Standing Together: Creating a Corporate Free Community
Welcome to the third edition of the Standing Together blog series. Last week we talked about standing together as a courteous community. As I reiterated last week, I realize I may end up stepping on a few toes. I will be as tactful as possible, and genuinely do not mean to offend. That being said; there are things I believe need to be said and discussed as a community. Now that we’ve got that out of the way, let’s take a closer look at what creating a corporate free community means, and the mindset behind how we view those who offer vape supplies.
Investopedia defines ‘Corporation’ as “A legal entity that is separate and distinct from its owners.” To me this implies a business that operates separately from the people who created it. It is common to look at a website and relate it to a corporation or entity, and all thoughts of the product being received are wrapped up in that perception. While this is a very real perception, when it comes to ordering from places owned by big tobacco, vape shops are different. Corporations are an entity the community utilizes; people are the community. At this point, you’re probably asking yourself why I’m giving you a vocabulary lesson.
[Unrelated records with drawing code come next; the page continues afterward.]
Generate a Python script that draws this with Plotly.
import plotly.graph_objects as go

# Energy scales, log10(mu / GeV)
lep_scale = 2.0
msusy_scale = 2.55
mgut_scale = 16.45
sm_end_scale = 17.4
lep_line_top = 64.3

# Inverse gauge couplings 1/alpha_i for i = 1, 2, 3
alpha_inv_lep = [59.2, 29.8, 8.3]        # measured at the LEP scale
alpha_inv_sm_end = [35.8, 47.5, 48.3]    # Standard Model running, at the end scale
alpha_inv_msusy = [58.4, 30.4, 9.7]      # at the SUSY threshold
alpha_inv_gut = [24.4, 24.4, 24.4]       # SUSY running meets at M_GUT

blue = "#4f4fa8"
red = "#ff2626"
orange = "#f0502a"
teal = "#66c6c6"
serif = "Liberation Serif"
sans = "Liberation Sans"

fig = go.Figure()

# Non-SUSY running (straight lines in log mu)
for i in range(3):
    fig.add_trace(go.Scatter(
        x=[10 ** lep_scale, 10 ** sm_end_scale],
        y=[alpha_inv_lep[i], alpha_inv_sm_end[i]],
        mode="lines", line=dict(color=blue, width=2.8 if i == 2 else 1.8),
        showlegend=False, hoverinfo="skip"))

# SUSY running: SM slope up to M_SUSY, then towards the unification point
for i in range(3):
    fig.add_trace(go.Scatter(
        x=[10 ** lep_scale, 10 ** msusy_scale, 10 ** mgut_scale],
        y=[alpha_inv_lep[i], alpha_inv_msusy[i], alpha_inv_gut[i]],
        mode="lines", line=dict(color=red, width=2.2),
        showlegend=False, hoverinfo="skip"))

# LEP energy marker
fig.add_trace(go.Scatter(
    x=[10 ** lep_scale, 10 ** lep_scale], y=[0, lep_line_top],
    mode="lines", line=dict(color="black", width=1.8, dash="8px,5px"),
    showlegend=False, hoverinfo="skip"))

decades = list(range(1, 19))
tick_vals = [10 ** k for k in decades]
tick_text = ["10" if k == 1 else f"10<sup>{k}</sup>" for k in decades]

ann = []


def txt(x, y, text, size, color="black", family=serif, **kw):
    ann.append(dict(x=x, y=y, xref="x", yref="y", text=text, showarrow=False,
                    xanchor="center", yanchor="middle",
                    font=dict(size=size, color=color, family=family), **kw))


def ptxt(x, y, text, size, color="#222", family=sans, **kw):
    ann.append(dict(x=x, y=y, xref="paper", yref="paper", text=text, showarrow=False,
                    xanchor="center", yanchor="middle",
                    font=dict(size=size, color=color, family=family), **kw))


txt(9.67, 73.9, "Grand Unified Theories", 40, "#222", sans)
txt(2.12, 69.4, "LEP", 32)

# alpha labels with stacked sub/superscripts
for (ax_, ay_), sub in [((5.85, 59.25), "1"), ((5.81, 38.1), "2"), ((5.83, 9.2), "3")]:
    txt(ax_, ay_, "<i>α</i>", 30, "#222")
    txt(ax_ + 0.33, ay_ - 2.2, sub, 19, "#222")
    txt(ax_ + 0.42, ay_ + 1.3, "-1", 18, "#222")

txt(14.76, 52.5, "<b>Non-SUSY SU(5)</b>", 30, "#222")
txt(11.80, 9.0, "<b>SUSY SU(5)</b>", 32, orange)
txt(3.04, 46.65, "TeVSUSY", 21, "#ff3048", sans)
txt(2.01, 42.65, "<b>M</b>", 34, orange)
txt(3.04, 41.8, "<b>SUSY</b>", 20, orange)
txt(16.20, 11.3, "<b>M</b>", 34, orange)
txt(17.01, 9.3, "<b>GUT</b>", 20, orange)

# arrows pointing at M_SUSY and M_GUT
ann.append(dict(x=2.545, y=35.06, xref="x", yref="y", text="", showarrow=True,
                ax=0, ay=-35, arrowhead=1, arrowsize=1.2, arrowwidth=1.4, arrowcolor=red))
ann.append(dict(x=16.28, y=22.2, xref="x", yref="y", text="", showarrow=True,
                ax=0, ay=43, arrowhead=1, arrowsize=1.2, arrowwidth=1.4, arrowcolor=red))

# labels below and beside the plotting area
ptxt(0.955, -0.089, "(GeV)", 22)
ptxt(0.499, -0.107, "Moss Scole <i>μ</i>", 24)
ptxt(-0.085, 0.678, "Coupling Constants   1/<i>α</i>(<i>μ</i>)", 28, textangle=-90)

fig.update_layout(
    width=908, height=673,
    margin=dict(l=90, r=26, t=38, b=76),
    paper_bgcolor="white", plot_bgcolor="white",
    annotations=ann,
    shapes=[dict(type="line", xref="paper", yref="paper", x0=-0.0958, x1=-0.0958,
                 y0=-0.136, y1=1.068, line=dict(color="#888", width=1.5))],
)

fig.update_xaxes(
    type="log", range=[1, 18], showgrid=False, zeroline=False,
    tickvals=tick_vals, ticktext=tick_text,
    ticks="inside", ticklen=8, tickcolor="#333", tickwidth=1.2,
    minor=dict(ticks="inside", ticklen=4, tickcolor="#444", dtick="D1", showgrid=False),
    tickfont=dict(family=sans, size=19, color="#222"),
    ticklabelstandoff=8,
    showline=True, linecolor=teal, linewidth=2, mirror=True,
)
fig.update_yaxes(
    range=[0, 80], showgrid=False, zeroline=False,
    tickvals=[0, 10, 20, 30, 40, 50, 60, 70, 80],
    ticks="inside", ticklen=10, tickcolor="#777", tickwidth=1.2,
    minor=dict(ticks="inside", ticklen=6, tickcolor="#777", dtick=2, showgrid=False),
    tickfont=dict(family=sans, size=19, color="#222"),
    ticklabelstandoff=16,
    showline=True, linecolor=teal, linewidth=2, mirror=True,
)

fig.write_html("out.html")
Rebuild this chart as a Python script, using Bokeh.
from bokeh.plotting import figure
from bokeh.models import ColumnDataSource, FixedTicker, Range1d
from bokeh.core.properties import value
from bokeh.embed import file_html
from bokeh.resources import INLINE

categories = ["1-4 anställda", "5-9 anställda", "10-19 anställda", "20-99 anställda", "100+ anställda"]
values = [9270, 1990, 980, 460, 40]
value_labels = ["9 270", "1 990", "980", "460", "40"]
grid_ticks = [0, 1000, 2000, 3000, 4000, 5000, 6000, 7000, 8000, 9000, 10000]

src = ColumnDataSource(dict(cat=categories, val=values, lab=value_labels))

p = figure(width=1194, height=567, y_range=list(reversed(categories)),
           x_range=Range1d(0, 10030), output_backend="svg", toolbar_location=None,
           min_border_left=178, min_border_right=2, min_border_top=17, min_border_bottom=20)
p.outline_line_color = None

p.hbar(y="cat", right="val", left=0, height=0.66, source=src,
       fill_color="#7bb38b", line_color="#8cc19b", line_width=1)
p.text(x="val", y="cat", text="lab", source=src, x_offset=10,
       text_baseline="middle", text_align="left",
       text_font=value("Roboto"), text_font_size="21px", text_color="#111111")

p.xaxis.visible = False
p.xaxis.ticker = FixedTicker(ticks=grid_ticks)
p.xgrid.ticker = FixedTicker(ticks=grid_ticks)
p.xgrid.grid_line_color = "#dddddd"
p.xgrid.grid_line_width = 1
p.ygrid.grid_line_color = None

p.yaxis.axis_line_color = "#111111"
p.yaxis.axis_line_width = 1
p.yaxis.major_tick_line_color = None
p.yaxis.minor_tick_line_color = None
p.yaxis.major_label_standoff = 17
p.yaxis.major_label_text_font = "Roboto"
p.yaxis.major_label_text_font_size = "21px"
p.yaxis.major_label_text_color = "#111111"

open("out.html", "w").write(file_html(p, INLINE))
It all comes back to that common theme of community and our mentality. Mt Baker Vapor and the majority of e-juice retailers, are not corporations or entities. We are a group of people who work together to provide a product or service. So, why does that matter?
The reality is our reaction to products and services change based on our perception of where they come from. If you’re unhappy with something you buy from a major online retailer, what would your reaction be when expressing your displeasure? Would you have that same reaction when expressing your displeasure with a neighborhood mom and pop shop you frequent regularly? Your response to the online retailer is most likely to post on social media about your displeasure, so the world knows how you feel. Sometimes you reach out to the company directly, sometimes you don’t. Yet with the same issue from the mom and pop shop, your response is more commonly to walk in and have a conversation with the person in charge of the store, and ask that they correct the problem. This reaction also commonly results in posts to social media about how your issue was handled and how great the company is to work with. The reasons for the drastically different reactions revolve around perception. The perception is that corporations and unknown online entities don’t care about you, but the person you look at in the eye does care about you as a customer. Whether this perception is based on experience, hearing about the experience of others, or other sources, it affects how we respond to the stores we frequent.
So far I’ve been tiptoeing around and speaking in generalities, so let me give you an example. Recently there was a large discussion on a social media forum regarding yours truly, and the displeasure customers have had with their experiences. The result was a very extensive and public list of all the reasons why we, as a company, provided poor service and products to our customers. While chatting with the individuals who had posted their displeasure in this public site, we found that 98 percent of those who were unhappy had never contacted our customer service team to let us know about their negative experience. I can assure you that each person was contacted individually, and their issues addressed as best we could. Yet I was disturbed that there was so much negative emotion without any opportunity to correct the issues when they happened. When I stepped back and tried to determine why there would be so much displeasure without contact, I concluded that perception had to be a major factor. We are primarily an online provider, and as such, are perceived as an entity. The truth is quite the opposite. We are a team of people who are passionate about vaping and care about the vaping community. I do not bring up this example to point fingers or lay blame in any way. I found it ironic that this happened right before this blog was scheduled to posted. In fact, many will probably see this as being done in defense to the online outcry; when in reality this was the scheduled topic of this series over a month ago. So, why am I sharing this?
Perception and reactions need to change if we’re going to be able to stand together as a community. People make mistakes and problems happen. I’m not saying you can’t get upset, or that you shouldn’t share your experience with the world. What I am saying is that it’s important to realize that there are people behind the .com of vape shops. I know we at Mt Baker Vapor want the opportunity to address concerns, and are genuinely passionate about taking care of our community. As a company, of course we want you to buy from us, but as the people who are passionate about vaping, we you to find the hardware and e-juice that works to keep you off cigarettes. If you’re dissatisfied with a company and their responses to your concerns, find a different one. As a vape consumer, we need to remember that in the e-cigarette industry, we are working with people, not corporations. Understand that those people are supplying the vaping needs of others, which is everyone’s goal. One company isn’t going to work for everyone, and that’s ok. If you found an e-juice supplier that takes care of you, that’s wonderful! The important thing is that we’re vaping, not smoking.
As a community, we are fighting battles on all fronts. We’ve all seen the rash of bans and the proposed regulations on everything from taxing, to banning flavors and online sales of e-juice. There are very real legislation and regulation battles to come that could have a major impact on the availability of vaping products. The only way for us to have an impact on these coming changes, and keep vaping accessible, is for us to stand together as a community. We can’t do that if we’re fighting amongst ourselves. Our vaping community is made of people, and I am proud to be one of them. Let’s take a step back, and remember that when it comes to vape shops online and B&M’s providing our vaping supplies, we are working with people, not corporations. Standing together as a community, we can make a positive difference.